# [TASK BRIEF]
Only the pictures stay out; every record is to be quoted exactly.

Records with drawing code
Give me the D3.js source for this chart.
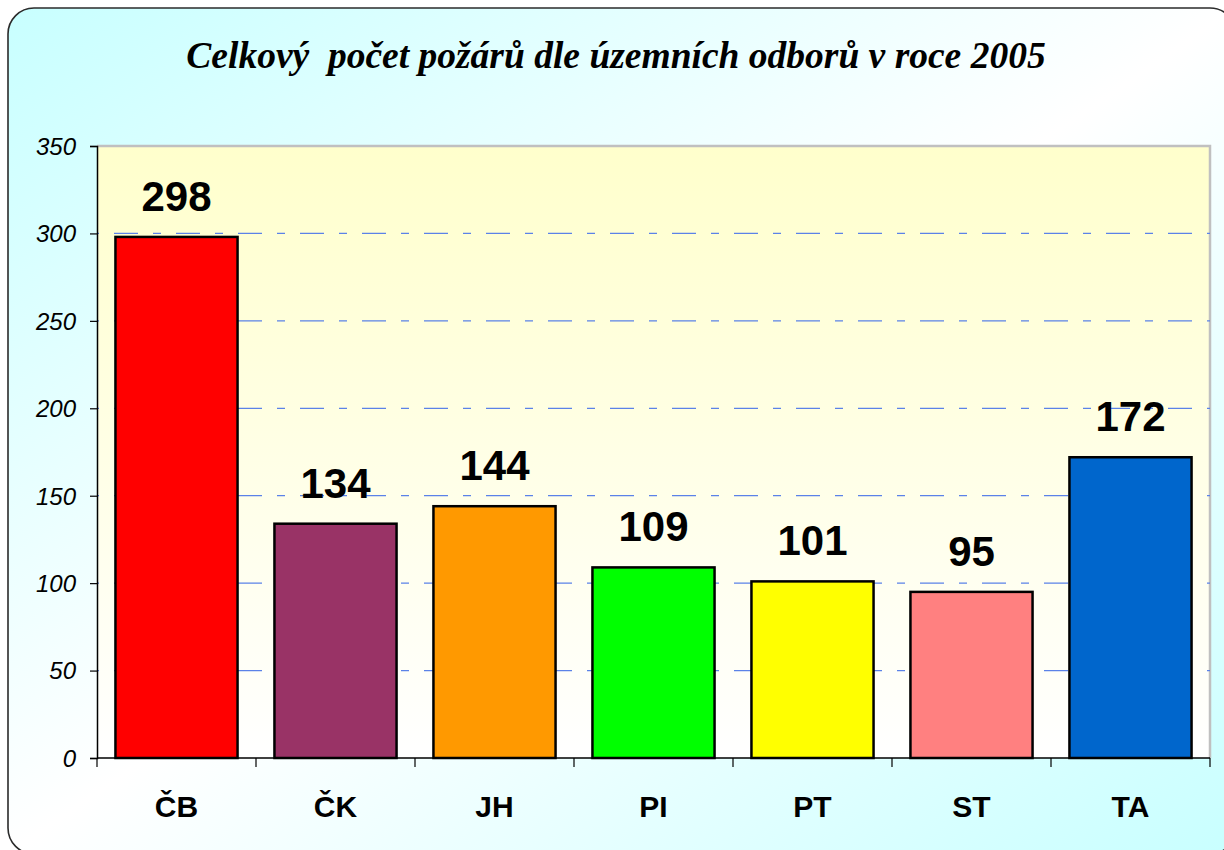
<!DOCTYPE html>
<html>
<head>
<meta charset="utf-8">
<script src="https://cdn.jsdelivr.net/npm/d3@7/dist/d3.min.js"></script>
<style>
  html, body { margin: 0; padding: 0; background: #ffffff; }
  svg { display: block; }
</style>
</head>
<body>
<svg id="chart" width="1224" height="850"></svg>
<script>
const title = "Celkový  počet požárů dle územních odborů v roce 2005";
const categories = ["ČB", "ČK", "JH", "PI", "PT", "ST", "TA"];
const values = [298, 134, 144, 109, 101, 95, 172];
const barColors = ["#ff0000", "#993366", "#ff9900", "#00ff00", "#ffff00", "#ff8080", "#0066cc"];
const yTicks = [0, 50, 100, 150, 200, 250, 300, 350];

const svg = d3.select("#chart");
const W = 1224, H = 850;
const margin = { left: 97, right: 14, top: 146, bottom: 92 };
const plotW = W - margin.left - margin.right; // 1113
const plotH = H - margin.top - margin.bottom; // 612

const defs = svg.append("defs");
const bg = defs.append("linearGradient").attr("id", "bgGrad")
  .attr("x1", 0).attr("y1", 0).attr("x2", 1).attr("y2", 1);
bg.append("stop").attr("offset", "0%").attr("stop-color", "#c8ffff");
bg.append("stop").attr("offset", "50%").attr("stop-color", "#ffffff");
bg.append("stop").attr("offset", "100%").attr("stop-color", "#c8ffff");

const pg = defs.append("linearGradient").attr("id", "plotGrad")
  .attr("x1", 0).attr("y1", 0).attr("x2", 0).attr("y2", 1);
pg.append("stop").attr("offset", "0%").attr("stop-color", "#ffffcc");
pg.append("stop").attr("offset", "100%").attr("stop-color", "#ffffff");

// outer rounded frame
svg.append("rect")
  .attr("x", 8).attr("y", 8).attr("width", 1228).attr("height", 846)
  .attr("rx", 26).attr("ry", 26)
  .attr("fill", "url(#bgGrad)")
  .attr("stroke", "#2b2b2b").attr("stroke-width", 1.6);

// title
svg.append("text")
  .attr("x", 616).attr("y", 68)
  .attr("text-anchor", "middle")
  .attr("font-family", "'Liberation Serif', 'Times New Roman', serif")
  .attr("font-style", "italic").attr("font-weight", "bold")
  .attr("font-size", 37.5)
  .attr("xml:space", "preserve")
  .style("white-space", "pre")
  .text(title);

const g = svg.append("g").attr("transform", `translate(${margin.left},${margin.top})`);

const x = d3.scaleBand().domain(categories).range([0, plotW]).paddingInner(0.232).paddingOuter(0.116);
const xBand = d3.scaleBand().domain(categories).range([0, plotW]).padding(0);
const y = d3.scaleLinear().domain([0, 350]).range([plotH, 0]);

// plot area
g.append("rect").attr("x", 0).attr("y", 0).attr("width", plotW).attr("height", plotH)
  .attr("fill", "url(#plotGrad)");
g.append("path")
  .attr("d", `M0,0H${plotW}V${plotH}`)
  .attr("fill", "none").attr("stroke", "#c0c0c0").attr("stroke-width", 2.5);

// gridlines
g.append("g").selectAll("line")
  .data(yTicks.filter(d => d > 0 && d < 350))
  .join("line")
  .attr("x1", 0).attr("x2", plotW)
  .attr("y1", d => y(d)).attr("y2", d => y(d))
  .attr("stroke", "#5b82e8").attr("stroke-width", 1.2)
  .attr("stroke-dasharray", "24,15,8,15")
  .attr("stroke-dashoffset", -17);

// bars
g.append("g").selectAll("rect")
  .data(categories)
  .join("rect")
  .attr("x", d => x(d))
  .attr("y", (d, i) => y(values[i]))
  .attr("width", x.bandwidth())
  .attr("height", (d, i) => plotH - y(values[i]))
  .attr("fill", (d, i) => barColors[i])
  .attr("stroke", "#000").attr("stroke-width", 2.5);

// value labels
g.append("g").selectAll("text")
  .data(categories)
  .join("text")
  .attr("x", d => x(d) + x.bandwidth() / 2)
  .attr("y", (d, i) => y(values[i]) - 26)
  .attr("text-anchor", "middle")
  .attr("font-family", "'Liberation Sans', Arial, sans-serif")
  .attr("font-weight", "bold").attr("font-size", 42)
  .attr("fill", "#000")
  .text((d, i) => values[i]);

// y axis
const yAxis = g.append("g")
  .call(d3.axisLeft(y).tickValues(yTicks).tickSize(7).tickPadding(14));
yAxis.select(".domain").attr("stroke", "#000").attr("stroke-width", 1.5);
yAxis.selectAll(".tick line").attr("stroke", "#000").attr("stroke-width", 1.2);
yAxis.selectAll("text")
  .attr("font-family", "'Liberation Sans', Arial, sans-serif")
  .attr("font-style", "italic").attr("font-size", 24).attr("fill", "#000")
  .attr("dy", "0.35em");

// x axis
const xAxisG = g.append("g").attr("transform", `translate(0,${plotH})`);
xAxisG.append("line").attr("x1", 0).attr("x2", plotW).attr("y1", 0).attr("y2", 0)
  .attr("stroke", "#000").attr("stroke-width", 1.5);
const boundaries = categories.map(c => xBand(c)).concat([plotW]);
xAxisG.selectAll("line.tk").data(boundaries).join("line").attr("class", "tk")
  .attr("x1", d => d).attr("x2", d => d).attr("y1", 0).attr("y2", 9)
  .attr("stroke", "#000").attr("stroke-width", 1.2);
xAxisG.selectAll("text").data(categories).join("text")
  .attr("x", d => xBand(d) + xBand.bandwidth() / 2)
  .attr("y", 59)
  .attr("text-anchor", "middle")
  .attr("font-family", "'Liberation Sans', Arial, sans-serif")
  .attr("font-weight", "bold").attr("font-size", 30).attr("fill", "#000")
  .text(d => d);
</script>
</body>
</html>
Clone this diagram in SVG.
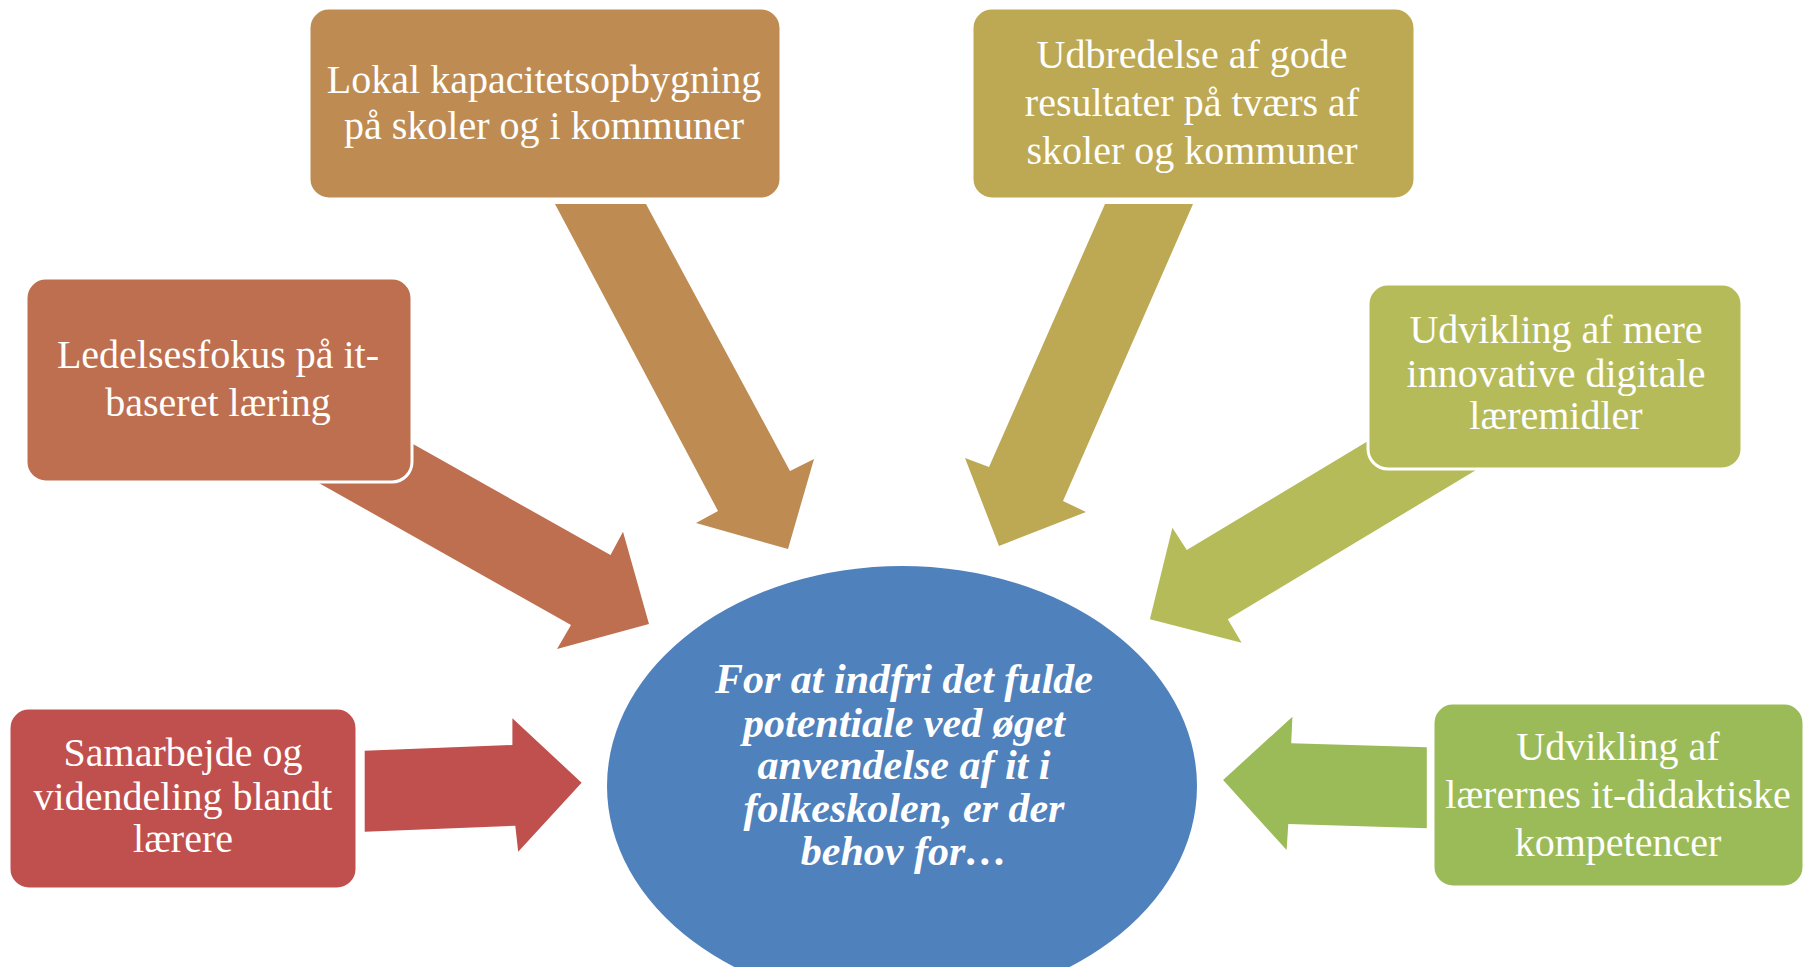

# [PROBLEM SOLUTION]
Give me the D3.js source for this chart.
<!DOCTYPE html>
<html>
<head>
<meta charset="utf-8">
<script src="https://cdn.jsdelivr.net/npm/d3@7/dist/d3.min.js"></script>
<style>
  html, body { margin: 0; padding: 0; background: #ffffff; }
  svg { display: block; }
</style>
</head>
<body>
<svg id="chart" width="1224" height="850"></svg>
<script>
const title = "Celkový  počet požárů dle územních odborů v roce 2005";
const categories = ["ČB", "ČK", "JH", "PI", "PT", "ST", "TA"];
const values = [298, 134, 144, 109, 101, 95, 172];
const barColors = ["#ff0000", "#993366", "#ff9900", "#00ff00", "#ffff00", "#ff8080", "#0066cc"];
const yTicks = [0, 50, 100, 150, 200, 250, 300, 350];

const svg = d3.select("#chart");
const W = 1224, H = 850;
const margin = { left: 97, right: 14, top: 146, bottom: 92 };
const plotW = W - margin.left - margin.right; // 1113
const plotH = H - margin.top - margin.bottom; // 612

const defs = svg.append("defs");
const bg = defs.append("linearGradient").attr("id", "bgGrad")
  .attr("x1", 0).attr("y1", 0).attr("x2", 1).attr("y2", 1);
bg.append("stop").attr("offset", "0%").attr("stop-color", "#c8ffff");
bg.append("stop").attr("offset", "50%").attr("stop-color", "#ffffff");
bg.append("stop").attr("offset", "100%").attr("stop-color", "#c8ffff");

const pg = defs.append("linearGradient").attr("id", "plotGrad")
  .attr("x1", 0).attr("y1", 0).attr("x2", 0).attr("y2", 1);
pg.append("stop").attr("offset", "0%").attr("stop-color", "#ffffcc");
pg.append("stop").attr("offset", "100%").attr("stop-color", "#ffffff");

// outer rounded frame
svg.append("rect")
  .attr("x", 8).attr("y", 8).attr("width", 1228).attr("height", 846)
  .attr("rx", 26).attr("ry", 26)
  .attr("fill", "url(#bgGrad)")
  .attr("stroke", "#2b2b2b").attr("stroke-width", 1.6);

// title
svg.append("text")
  .attr("x", 616).attr("y", 68)
  .attr("text-anchor", "middle")
  .attr("font-family", "'Liberation Serif', 'Times New Roman', serif")
  .attr("font-style", "italic").attr("font-weight", "bold")
  .attr("font-size", 37.5)
  .attr("xml:space", "preserve")
  .style("white-space", "pre")
  .text(title);

const g = svg.append("g").attr("transform", `translate(${margin.left},${margin.top})`);

const x = d3.scaleBand().domain(categories).range([0, plotW]).paddingInner(0.232).paddingOuter(0.116);
const xBand = d3.scaleBand().domain(categories).range([0, plotW]).padding(0);
const y = d3.scaleLinear().domain([0, 350]).range([plotH, 0]);

// plot area
g.append("rect").attr("x", 0).attr("y", 0).attr("width", plotW).attr("height", plotH)
  .attr("fill", "url(#plotGrad)");
g.append("path")
  .attr("d", `M0,0H${plotW}V${plotH}`)
  .attr("fill", "none").attr("stroke", "#c0c0c0").attr("stroke-width", 2.5);

// gridlines
g.append("g").selectAll("line")
  .data(yTicks.filter(d => d > 0 && d < 350))
  .join("line")
  .attr("x1", 0).attr("x2", plotW)
  .attr("y1", d => y(d)).attr("y2", d => y(d))
  .attr("stroke", "#5b82e8").attr("stroke-width", 1.2)
  .attr("stroke-dasharray", "24,15,8,15")
  .attr("stroke-dashoffset", -17);

// bars
g.append("g").selectAll("rect")
  .data(categories)
  .join("rect")
  .attr("x", d => x(d))
  .attr("y", (d, i) => y(values[i]))
  .attr("width", x.bandwidth())
  .attr("height", (d, i) => plotH - y(values[i]))
  .attr("fill", (d, i) => barColors[i])
  .attr("stroke", "#000").attr("stroke-width", 2.5);

// value labels
g.append("g").selectAll("text")
  .data(categories)
  .join("text")
  .attr("x", d => x(d) + x.bandwidth() / 2)
  .attr("y", (d, i) => y(values[i]) - 26)
  .attr("text-anchor", "middle")
  .attr("font-family", "'Liberation Sans', Arial, sans-serif")
  .attr("font-weight", "bold").attr("font-size", 42)
  .attr("fill", "#000")
  .text((d, i) => values[i]);

// y axis
const yAxis = g.append("g")
  .call(d3.axisLeft(y).tickValues(yTicks).tickSize(7).tickPadding(14));
yAxis.select(".domain").attr("stroke", "#000").attr("stroke-width", 1.5);
yAxis.selectAll(".tick line").attr("stroke", "#000").attr("stroke-width", 1.2);
yAxis.selectAll("text")
  .attr("font-family", "'Liberation Sans', Arial, sans-serif")
  .attr("font-style", "italic").attr("font-size", 24).attr("fill", "#000")
  .attr("dy", "0.35em");

// x axis
const xAxisG = g.append("g").attr("transform", `translate(0,${plotH})`);
xAxisG.append("line").attr("x1", 0).attr("x2", plotW).attr("y1", 0).attr("y2", 0)
  .attr("stroke", "#000").attr("stroke-width", 1.5);
const boundaries = categories.map(c => xBand(c)).concat([plotW]);
xAxisG.selectAll("line.tk").data(boundaries).join("line").attr("class", "tk")
  .attr("x1", d => d).attr("x2", d => d).attr("y1", 0).attr("y2", 9)
  .attr("stroke", "#000").attr("stroke-width", 1.2);
xAxisG.selectAll("text").data(categories).join("text")
  .attr("x", d => xBand(d) + xBand.bandwidth() / 2)
  .attr("y", 59)
  .attr("text-anchor", "middle")
  .attr("font-family", "'Liberation Sans', Arial, sans-serif")
  .attr("font-weight", "bold").attr("font-size", 30).attr("fill", "#000")
  .text(d => d);
</script>
</body>
</html>
Clone this diagram in SVG.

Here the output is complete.